I know there are many people out there still praying for us. We need those prayers. I have been keeping a low profile around Waco. Not wanting to do much. Bronson is a happy little baby and what gets me up in the morning. I have been deep diving into doctrine surrounding resurrection and the second coming of Jesus which has brought peace. I have friends and family supporting us. All that said, it is still extremely difficult. I yearn for the day that we reunite with our daughter.
Christmas was quiet. I honestly just wanted the day to be over.
We went to Mardi Gras with Kevin and Melora. It was bitter sweet. Haven their daughter was there and I kept seeing what life would have been if Blakely was thee. They would be laughing, giggling, and finally able to play with each other. 2 years ago they were alittle too young to know how to play.
Blakely’s birthday just passed. Jen came up and we painted rocks and hid them at the zoo that Blakely liked to go too. Then we had people over for dinner and cake. We watched videos of Blakely and talked about her. It was good. I kept it together until I read a YW letter.
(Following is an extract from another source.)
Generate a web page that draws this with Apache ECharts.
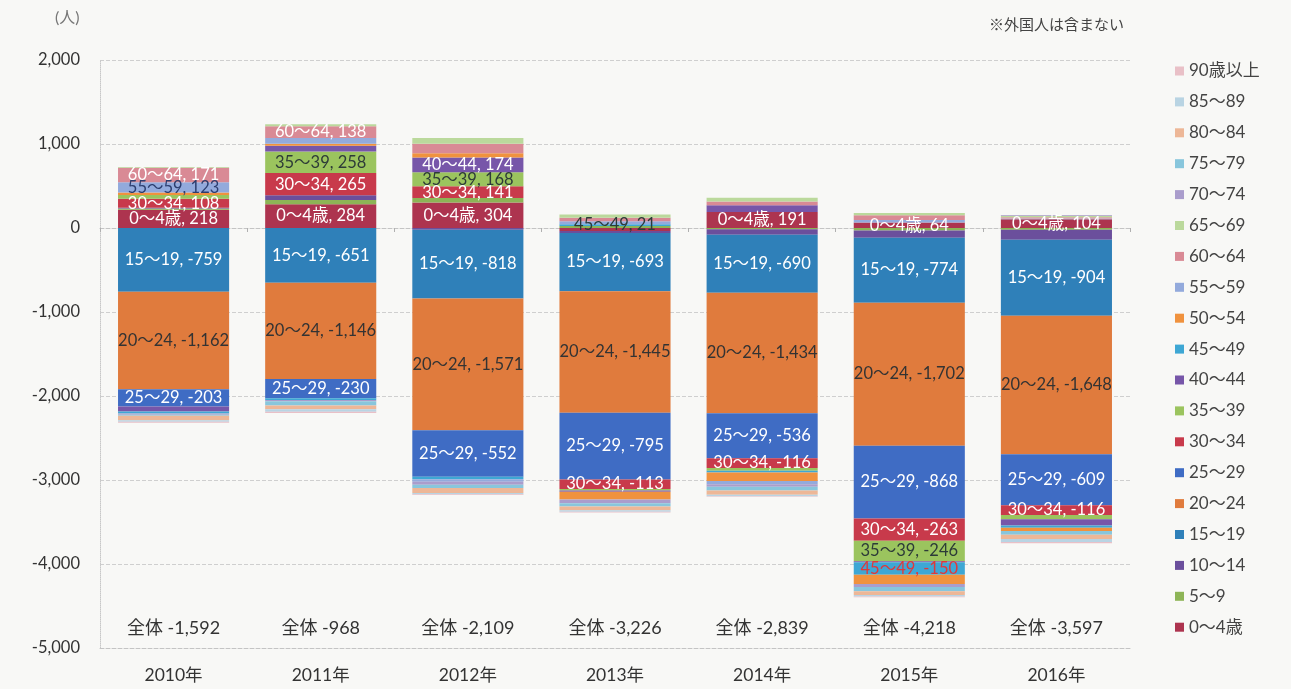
<!DOCTYPE html>
<html><head><meta charset="utf-8">
<script src="https://cdn.jsdelivr.net/npm/echarts@6/dist/echarts.min.js"></script>
<style>html,body{margin:0;padding:0;background:#f8f8f6;}#c{width:1291px;height:689px;}</style>
</head><body><div id="c"></div>
<script>
// ---- data ----
const years = ['2010年','2011年','2012年','2013年','2014年','2015年','2016年'];
const totals = [-1592, -968, -2109, -3226, -2839, -4218, -3597];
const yTicks = [-5000, 2000, 1000]; // min, max, interval

const ageGroups = ['0～4歳','5～9','10～14','15～19','20～24','25～29','30～34','35～39','40～44','45～49','50～54','55～59','60～64','65～69','70～74','75～79','80～84','85～89','90歳以上'];

const a00_04 = [218, 284, 304, -35, 191, 64, 104];
const a05_09 = [15, 50, 52, 25, -15, -30, -20];
const a10_14 = [8, 55, -20, -25, -65, -85, -120];
const a15_19 = [-759, -651, -818, -693, -690, -774, -904];
const a20_24 = [-1162, -1146, -1571, -1445, -1434, -1702, -1648];
const a25_29 = [-203, -230, -552, -795, -536, -868, -609];
const a30_34 = [108, 265, 141, -113, -116, -263, -116];
const a35_39 = [45, 258, 168, -20, -35, -246, -50];
const a40_44 = [-60, 68, 174, -15, 80, -10, -75];
const a45_49 = [-25, -20, -30, 21, -20, -150, -25];
const a50_54 = [28, 24, 52, -90, -100, -110, -40];
const a55_59 = [123, 68, -30, 35, -40, 32, 10];
const a60_64 = [171, 138, 111, 40, 45, 55, 15];
const a65_69 = [10, 24, 68, 40, 45, 28, 18];
const a70_74 = [-15, -15, -35, -45, -30, -35, 8];
const a75_79 = [-10, -50, -40, -40, -45, -50, -45];
const a80_84 = [-54, -45, -60, -45, -50, -45, -50];
const a85_89 = [-20, -30, -15, -18, -16, -20, -35];
const a90up  = [-10, -15, -8, -8, -8, -9, -15];

const seriesValues = [a00_04,a05_09,a10_14,a15_19,a20_24,a25_29,a30_34,a35_39,a40_44,a45_49,a50_54,a55_59,a60_64,a65_69,a70_74,a75_79,a80_84,a85_89,a90up];

// which year indices carry a data label, per age group
const labelledYears = {
  '0～4歳': [0,1,2,4,5,6],
  '15～19': [0,1,2,3,4,5,6],
  '20～24': [0,1,2,3,4,5,6],
  '25～29': [0,1,2,3,4,5,6],
  '30～34': [0,1,2,3,4,5,6],
  '35～39': [1,2,5],
  '40～44': [2],
  '45～49': [3,5],
  '55～59': [0],
  '60～64': [0,1]
};

// ---- styles ----
const colors = ['#ad344f','#8db456','#6b4f9c','#2f80b9','#e07b3d','#3f6cc4','#c83a4b','#9bc45e','#7756a9','#3ea7d4','#f0923e','#93aadc','#d98a95','#bbd99c','#aa9dcc','#88c6dc','#edb797','#b9d4e3','#e9c0c7'];
const labelColors = {'20～24':'#333','35～39':'#2d3b38','45～49':'#2d3b38','55～59':'#2c3d6e'};
const labelOverride = {'45～49|5':'#e0383a'};
const FONT = "Lato, 'Noto Sans CJK JP', sans-serif";
const fmt = v => v.toLocaleString('en-US');

const series = ageGroups.map((name, si) => ({
  name: name,
  type: 'bar',
  stack: 'total',
  xAxisIndex: 0,
  barCategoryGap: '24.5%',
  itemStyle: {color: colors[si]},
  emphasis: {disabled: true},
  data: seriesValues[si].map((v, yi) => {
    const show = (labelledYears[name] || []).indexOf(yi) >= 0;
    return {
      value: v,
      label: {
        show: show,
        position: 'inside',
        formatter: p => p.seriesName + ', ' + fmt(p.value),
        color: labelOverride[name + '|' + yi] || labelColors[name] || '#fff',
        fontSize: 16.5,
        fontFamily: FONT
      }
    };
  })
}));

const chart = echarts.init(document.getElementById('c'));
chart.setOption({
  backgroundColor: '#f8f8f6',
  animation: false,
  title: [
    {text: '(人)', left: 50, top: 5, textStyle: {fontSize: 16, fontWeight: 'normal', color: '#777', fontFamily: FONT}},
    {text: '※外国人は含まない', left: 984, top: 13, textStyle: {fontSize: 15, fontWeight: 'normal', color: '#444', fontFamily: FONT}}
  ],
  grid: {left: 100, right: 161, top: 60, bottom: 41},
  legend: {
    orient: 'vertical', left: 1170, top: 57,
    itemWidth: 9, itemHeight: 9, itemGap: 12.9, icon: 'rect',
    data: ageGroups.slice().reverse(),
    textStyle: {fontSize: 17, color: '#444', fontFamily: FONT, lineHeight: 18},
    selectedMode: false
  },
  xAxis: [
    {type: 'category', data: years, position: 'bottom',
     axisLine: {show: true, onZero: false, lineStyle: {color: '#c4c4c4', type: 'dashed'}},
     axisTick: {show: false},
     axisLabel: {fontSize: 17.5, color: '#333', margin: 19, fontFamily: FONT}},
    {type: 'category', data: years, position: 'bottom',
     axisLine: {show: false, onZero: false}, axisTick: {show: false},
     axisLabel: {inside: true, margin: 11, fontSize: 18, color: '#333', fontFamily: FONT,
       formatter: (v, i) => '全体 ' + fmt(totals[i])}},
    {type: 'category', data: years, position: 'bottom',
     axisLine: {show: true, onZero: true, lineStyle: {color: '#c4c4c4', type: 'dashed'}},
     axisTick: {show: true, length: 4, lineStyle: {color: '#b0b0b0'}},
     axisLabel: {show: false}}
  ],
  yAxis: {
    type: 'value', min: yTicks[0], max: yTicks[1], interval: yTicks[2],
    axisLine: {show: true, lineStyle: {color: '#c8c8c8', type: 'dotted'}},
    axisTick: {show: false},
    splitLine: {lineStyle: {color: '#cfcfcf', type: 'dashed'}},
    axisLabel: {fontSize: 16.5, color: '#333', margin: 20, formatter: v => fmt(v), fontFamily: FONT}
  },
  series: series
});
</script></body></html>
She said “I know if I lost a child the world would loose me” and I just sobbed.
There have been a lot of tender mercies surrounding this event that have been written in journals.
So what is next? Surviving…
I am not sure what the future will hold. I want to give myself a year to feel all the feels. But after that I am not sure. Will we move? Will we be pregnant again? Will we be in a better place emotionally? Who knows. All this to say, these have been the darkest days, weeks, months of my life.
Blakely and I were knit together. When she died, it felt like I died. We were together all the time, she was by my side. I feel her around and pray to see her with my mortal eyes. I would give anything just to be with her again.
Till we meet again my little bug.
This was the last picture we got of Blakely before she passed. She was a great older sister to Bronson. I know he can still see her around the house. They love each other and will be good friends someday.